それだけに、前半の感情を殺した表情演技が、
死角な席位置だっただけに、無念。


奥村@テレーズ
一場から順に、
死体、からの告発者。
義母への憎しみ。
殺害した事への罪悪感。
不倫を楽しむ拘束された妻。

最初が低い声で意外。
しかし、遡るにつれ、高い声。
(幸福と不幸の演じ分けが声の高さ)

前半が、かなりフッキレた役なので、
もう少し普通の役で観てみたい。
と、思ったら『タンゴ』で観てた。
そして、同じ感想(笑)
甲高い声でない方が良いらしい。

ちょっと、NHKの小野アナを彷彿。


浜田@ローレン
一場から順に、
死体、からの告発者。
アルコールに逃げる罪悪感。
完全犯罪が成功しつつある事の自信。
不倫を楽しむ高揚感。

普通の芝居が大変に自然。
なんか、こう、地に足の着いた市民感。
流石、老舗劇団出身。

その一方で、声をあらげた時の違和感のある演技。
ちょっと、大げさというか。

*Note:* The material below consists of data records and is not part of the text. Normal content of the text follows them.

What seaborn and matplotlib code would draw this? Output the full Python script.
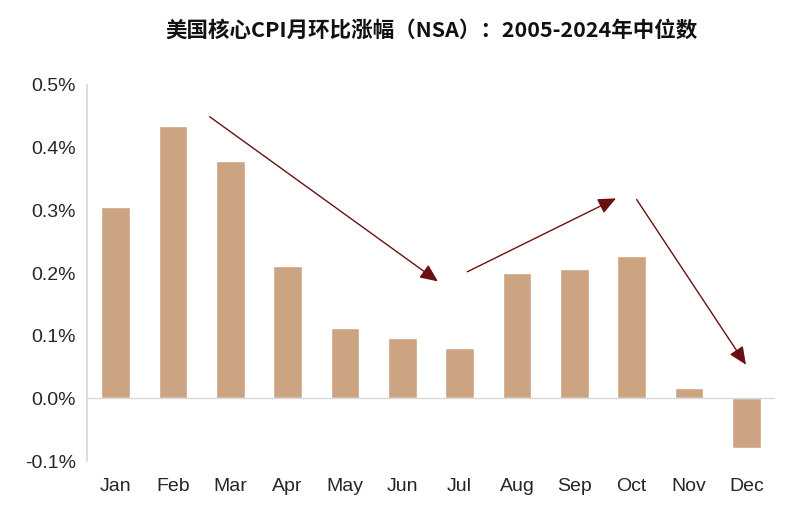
import matplotlib
matplotlib.use("Agg")
import matplotlib.pyplot as plt
import seaborn as sns
import pandas as pd

months = ["Jan","Feb","Mar","Apr","May","Jun","Jul","Aug","Sep","Oct","Nov","Dec"]
values = [0.305,0.435,0.379,0.211,0.113,0.097,0.081,0.200,0.206,0.227,0.016,-0.080]
yticks = [-0.1,0.0,0.1,0.2,0.3,0.4,0.5]
arrows = [((1.6,0.452),(5.66,0.184)),((6.09,0.200),(8.77,0.321)),((9.06,0.321),(11.02,0.050))]

sns.set_theme(style="white")
plt.rcParams['font.family'] = ['Noto Sans CJK SC','DejaVu Sans']
df = pd.DataFrame({"m":months,"v":values})
fig = plt.figure(figsize=(7.95,5.12), dpi=100)
ax = fig.add_axes([87/795, 1-461/512, 688/795, 376/512])
sns.barplot(data=df, x="m", y="v", color="#cda482", saturation=1, width=0.5, ax=ax)
ax.set_ylim(-0.1,0.5)
ax.set_xlim(-0.5,11.5)
ax.set_yticks(yticks)
ax.set_yticklabels([f"{t:.1f}%" for t in yticks], fontsize=14, family=['Liberation Sans'])
ax.set_xticklabels(months, fontsize=14, family=['Liberation Sans'])
ax.set_xlabel(""); ax.set_ylabel("")
ax.tick_params(axis='x', length=0, pad=12)
ax.tick_params(axis='y', length=0, pad=8)
for s in ["top","right","bottom"]:
    ax.spines[s].set_visible(False)
ax.spines["left"].set_color("#d9d9d9")
ax.axhline(0, color="#d9d9d9", lw=1)
for (x0,y0),(x1,y1) in arrows:
    ax.annotate("", xy=(x1,y1), xytext=(x0,y0),
                arrowprops=dict(arrowstyle="-|>,head_length=0.9,head_width=0.4", color="#6b1010", lw=1))
fig.text(432/795, 1-30/512, "美国核心CPI月环比涨幅（NSA）：2005-2024年中位数",
         ha="center", va="center", fontsize=15.5, fontweight="bold", color="#111111")
fig.savefig("out.png", dpi=100)
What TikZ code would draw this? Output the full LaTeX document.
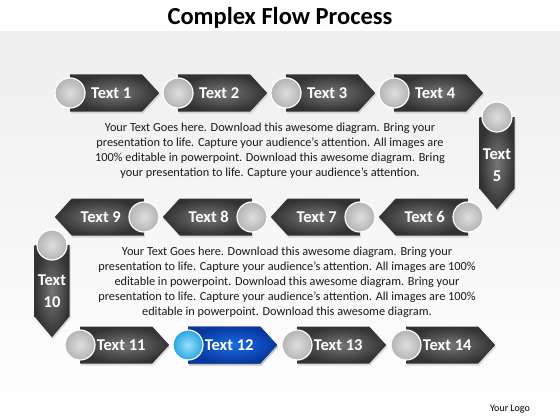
\documentclass[tikz,border=0pt]{standalone}
\usepackage{fontspec}
\setmainfont{Carlito}
\usetikzlibrary{shapes.symbols, positioning, shadows}
\definecolor{stepdark}{RGB}{50,50,50}
\definecolor{steplight}{RGB}{118,118,118}
\definecolor{bluedark}{RGB}{8,55,160}
\definecolor{bluelight}{RGB}{25,110,225}
\definecolor{ballin}{RGB}{222,222,222}
\definecolor{ballout}{RGB}{180,180,180}
\definecolor{cyanin}{RGB}{150,225,250}
\definecolor{cyanout}{RGB}{40,165,225}
\definecolor{bandgray}{RGB}{238,238,238}

\tikzset{
  steparrow/.style={signal, signal pointer angle=95, minimum width=89pt, minimum height=37pt,
    inner sep=0pt, shading=radial, inner color=steplight, outer color=stepdark,
    text=white, font=\fontsize{16.5}{19}\selectfont\bfseries,
    drop shadow={opacity=0.25, shadow xshift=1pt, shadow yshift=-2pt}},
  steparrowdown/.style={steparrow, signal to=south, signal pointer angle=80,
    minimum width=35pt, minimum height=88pt, align=center},
  stepball/.style={circle, minimum size=30pt, inner sep=0pt, draw=white, line width=1.2pt,
    shading=radial, inner color=ballin, outer color=ballout},
  bodytext/.style={align=center, font=\fontsize{12.3}{15}\selectfont, text=black!90}
}

\begin{document}
\begin{tikzpicture}[x=1pt, y=-1pt]
\useasboundingbox (0,0) rectangle (560,420);
\fill[white] (0,0) rectangle (560,420);
\shade[top color=bandgray, bottom color=white] (0,32) rectangle (560,420);

\node[font=\fontsize{24.5}{28}\selectfont\bfseries] (title) at (280,18) {Complex Flow Process};

\foreach \i/\x in {1/70, 2/178, 3/286, 4/394} {
  \node[steparrow, signal to=east, anchor=west] (a\i) at (\x,93) {\hspace{10pt}Text \i};
  \node[stepball] (c\i) at (a\i.west) {};
}

\node[steparrowdown, anchor=north] (a5) at (497,117) {\rule{0pt}{36pt}Text\\[3pt]5};
\node[stepball] (c5) at (a5.north) {};

\foreach \i/\x in {6/468, 7/360, 8/252, 9/144} {
  \node[steparrow, signal to=west, anchor=east] (a\i) at (\x,217) {Text \i\kern14pt};
  \node[stepball] (c\i) at (a\i.east) {};
}

\node[steparrowdown, anchor=north] (a10) at (52,245) {\rule{0pt}{32pt}Text\\[3pt]10};
\node[stepball] (c10) at (a10.north) {};

\foreach \i/\x in {11/80, 12/188, 13/297, 14/406} {
  \node[steparrow, signal to=east, anchor=west] (a\i) at (\x,345) {\hspace{10pt}Text \i};
  \node[stepball] (c\i) at (a\i.west) {};
}
\node[steparrow, signal to=east, anchor=west, inner color=bluelight, outer color=bluedark] (a12) at (188,345) {\hspace{10pt}Text 12};
\node[stepball, inner color=cyanin, outer color=cyanout] (c12) at (a12.west) {};

\node[bodytext] (para1) at (270,151) {Your Text Goes here. Download this awesome diagram. Bring your\\
presentation to life. Capture your audience’s attention. All images are\\
100\% editable in powerpoint. Download this awesome diagram. Bring\\
your presentation to life. Capture your audience’s attention.};

\node[bodytext] (para2) at (287,282) {Your Text Goes here. Download this awesome diagram. Bring your\\
presentation to life. Capture your audience’s attention. All images are 100\%\\
editable in powerpoint. Download this awesome diagram. Bring your\\
presentation to life. Capture your audience’s attention. All images are 100\%\\
editable in powerpoint. Download this awesome diagram.};

\node[font=\fontsize{10}{12}\selectfont] (logo) at (510,409) {Your Logo};
\end{tikzpicture}
\end{document}
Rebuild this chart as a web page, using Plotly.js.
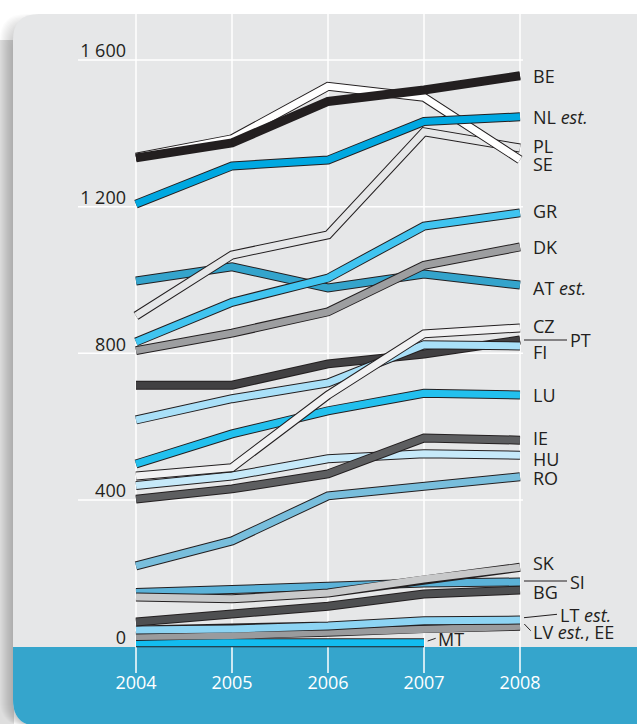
<!DOCTYPE html>
<html><head><meta charset="utf-8">
<script src="https://cdn.plot.ly/plotly-3.0.1.min.js"></script>
<style>html,body{margin:0;padding:0;background:#fff;} #chart{width:637px;height:724px;}</style>
</head><body><div id="chart"></div>
<script>
// ---- data ----
const years = [2004, 2005, 2006, 2007, 2008];
const yearLabels = ['2004', '2005', '2006', '2007', '2008'];
const yTickVals = [0, 400, 800, 1200, 1600];
const yTickText = ['0', '400', '800', '1 200', '1 600'];

const MT = [10, 10, 10, 10, null];
const LV = [30, 33, 42, 52, 58];
const EE = [27, 30, 39, 49, 55];
const LT = [45, 48, 56, 70, 72];
const BG = [67, 89, 110, 143, 154];
const SI = [147, 157, 165, 173, 176];
const SK = [135, 130, 146, 184, 216];
const RO = [220, 288, 411, 436, 463];
const HU = [439, 465, 512, 526, 522];
const IE = [402, 430, 471, 569, 563];
const LU = [498, 580, 643, 691, 686];
const PT = [713, 713, 771, 798, 836];
const FI = [618, 676, 719, 823, 820];
const CZ = [465, 488, 686, 853, 869];
const AT = [997, 1036, 978, 1016, 986];
const DK = [807, 855, 913, 1040, 1090];
const GR = [831, 939, 1005, 1147, 1183];
const PL = [902, 1068, 1123, 1404, 1360];
const SE = [1335, 1385, 1528, 1498, 1328];
const NL = [1207, 1311, 1327, 1432, 1445];
const BE = [1333, 1374, 1487, 1518, 1557];

// drawing order: bottom first
const seriesNames  = ['MT','LV','EE','LT','BG','SI','SK','RO','HU','IE','LU','PT','FI','CZ','AT','DK','GR','PL','SE','NL','BE'];
const seriesValues = [MT, LV, EE, LT, BG, SI, SK, RO, HU, IE, LU, PT, FI, CZ, AT, DK, GR, PL, SE, NL, BE];
const seriesColors = ['#13bcef','#9a9b9d','#9a9b9d','#8dd4f3','#4e4f51','#5bb2d8','#c8c9ca','#78bedc','#c6e9f9','#5d5e60','#22c0ee','#414042','#a9e0f8','#f1f1f2','#34a4cc','#9d9ea0','#40c4f0','#e6e7e8','#ffffff','#00a8e1','#231f20'];

// end labels
const labelTexts  = ['BE','NL <i>est.</i>','PL','SE','GR','DK','AT <i>est.</i>','CZ','PT','FI','LU','IE','HU','RO','SK','SI','BG','LT <i>est.</i>','LV <i>est.</i>, EE','MT'];
const labelValues = [1557, 1445, 1366, 1317, 1188, 1090, 978, 875, 836, 804, 686, 570, 512, 460, 228, 176, 149, 86, 40, 21];
const labelPx     = [531, 531, 531, 531, 531, 531, 531, 531, 568, 531, 531, 531, 531, 531, 531, 568, 531, 558, 531, 436];

// ---- layout geometry ----
const W = 637, H = 724;
const ML = 128, MR = 21, MT_ = 42, MB = 66;
const PW = W - ML - MR, PH = H - MT_ - MB;
const X0 = 2004 - (136 - ML) / 96;
const X1 = X0 + PW / 96;
const yScale = 586.5 / 1600; // px per unit
const Y0 = -(MT_ + PH - 646.5) / yScale;
const Y1 = Y0 + PH / yScale;
const px = x => (x - ML) / PW;
const py = y => (MT_ + PH - y) / PH;
const P = (x, y) => px(x).toFixed(5) + ',' + py(y).toFixed(5);

function roundedPanel(dx, dy) {
  const x0 = 13 + dx, x1 = 660, y0 = 14 + dy, y1 = 726, r = 26, r2 = 22;
  return 'M' + P(x0, y0 + r) + ' Q' + P(x0, y0) + ' ' + P(x0 + r, y0) +
    ' L' + P(x1 - r2, y0) + ' Q' + P(x1, y0) + ' ' + P(x1, y0 + r2) +
    ' L' + P(x1, y1) + ' L' + P(x0 + r, y1) + ' Q' + P(x0, y1) + ' ' + P(x0, y1 - r) + ' Z';
}

const shapes = [];
// shadow
shapes.push({type:'rect', xref:'paper', yref:'paper', x0:px(0), x1:px(14), y0:py(740), y1:py(40), line:{width:0}, fillcolor:'rgba(0,0,0,0.13)', layer:'below'});
for (let k = 13; k >= 1; k -= 1) {
  shapes.push({type:'path', xref:'paper', yref:'paper', path: roundedPanel(-k, 13 - k), line:{width:0}, fillcolor:'rgba(0,0,0,0.014)', layer:'below'});
}
// panel
shapes.push({type:'path', xref:'paper', yref:'paper', path: roundedPanel(0, 0), line:{width:0}, fillcolor:'#e6e7e8', layer:'below'});
// blue band
{
  const x0 = 13, x1 = 660, y0 = 647, y1 = 726, r = 26;
  shapes.push({type:'path', xref:'paper', yref:'paper',
    path: 'M' + P(x0, y0) + ' L' + P(x1, y0) + ' L' + P(x1, y1) + ' L' + P(x0 + r, y1) + ' Q' + P(x0, y1) + ' ' + P(x0, y1 - r) + ' Z',
    line:{width:0}, fillcolor:'#35a5cc', layer:'below'});
}
// vertical grid
years.forEach(yr => shapes.push({type:'line', xref:'x', yref:'paper', x0:yr, x1:yr, y0:py(673), y1:py(14), line:{color:'#ffffff', width:1.5}, layer:'below'}));
// horizontal grid
yTickVals.filter(v => v > 0).forEach(v => shapes.push({type:'line', xref:'paper', yref:'y', x0:px(78), x1:px(523), y0:v, y1:v, line:{color:'#ffffff', width:1.5}, layer:'below'}));
// label connectors
const conn = [[524,340,567,340],[524,581,567,581],[524,617.7,557,614.3],[524.3,624,530.7,630.7],[427.7,641,435.7,638.3]];
conn.forEach(c => shapes.push({type:'line', xref:'paper', yref:'paper', x0:px(c[0]), y0:py(c[1]), x1:px(c[2]), y1:py(c[3]), line:{color:'#231f20', width:1}}));

// traces: outline + fill for each series
const traces = [];
seriesNames.forEach((n, i) => {
  traces.push({x: years, y: seriesValues[i], type:'scatter', mode:'lines', name:n + ' outline', showlegend:false, hoverinfo:'skip',
    line:{color:'#231f20', width:9}, connectgaps:false});
  traces.push({x: years, y: seriesValues[i], type:'scatter', mode:'lines', name:n, showlegend:false,
    line:{color:seriesColors[i], width:7}, connectgaps:false});
});

const annotations = labelTexts.map((t, i) => ({
  text: t, xref:'paper', yref:'y', x: px(labelPx[i]), y: labelValues[i], xanchor:'left', yanchor:'middle',
  showarrow:false, font:{family:'Open Sans, sans-serif', size:18, color:'#231f20'}
}));

const layout = {
  width: W, height: H,
  margin: {l: ML, r: MR, t: MT_, b: MB, pad: 0},
  paper_bgcolor: '#ffffff', plot_bgcolor: 'rgba(0,0,0,0)',
  showlegend: false,
  font: {family: 'Open Sans, sans-serif', size: 18, color: '#231f20'},
  xaxis: {range: [X0, X1], tickvals: years, ticktext: yearLabels, showgrid:false, zeroline:false, showline:false, ticks:'',
    tickfont:{color:'#ffffff', size:18, family:'Open Sans, sans-serif'}, ticklabelstandoff: 12, fixedrange:true},
  yaxis: {range: [Y0, Y1], tickvals: yTickVals, ticktext: yTickText, showgrid:false, zeroline:false, showline:false, ticks:'',
    tickfont:{color:'#231f20', size:18, family:'Open Sans, sans-serif'}, ticklabelshift: -9, ticklabelstandoff: 1, fixedrange:true},
  shapes: shapes,
  annotations: annotations
};

Plotly.newPlot('chart', traces, layout, {staticPlot:true, displayModeBar:false});
</script>
</body></html>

テレーズも、
結構、大げさな演技になるので、余計に。



時間を遡るという設定。
別に、それ時点が目新しいという事も無い。

その中で、木曜日・カードゲーム・カミーユの
肖像画というのが繰り返し登場するキーポイント。
気づいたのが、途中なので、注目すべきだった。

また、何を描いてもカミーユに見えるローレンの絵。
場を越えて、それにツッコむマルタンとか。


そして、ランボーの詩。

最後に、その作者が明らかになるのだが、
つまりは、最初に出典が明らかになっていた。
にも関わらず、テレーズは前半、聞いたことがある、と。
この辺が普通の状態では無いことなんだけど、
それが夫を亡くした悲しみからか、
夫を殺したことの罪悪感からなのか。

そして、マルタンはこの二人の犯罪に
気づいて、見ないフりをしていたのか。
この辺を整理して、もう一回観たいと思わせる。

でも、もう一回観るのは、重い内容。
木場氏が出ずっぱりでも、躊躇する内容。

なお、開演前に呟いた役者は、木場氏のこと。
あまりに、フツウのオジサンな格好で来るのだな、と。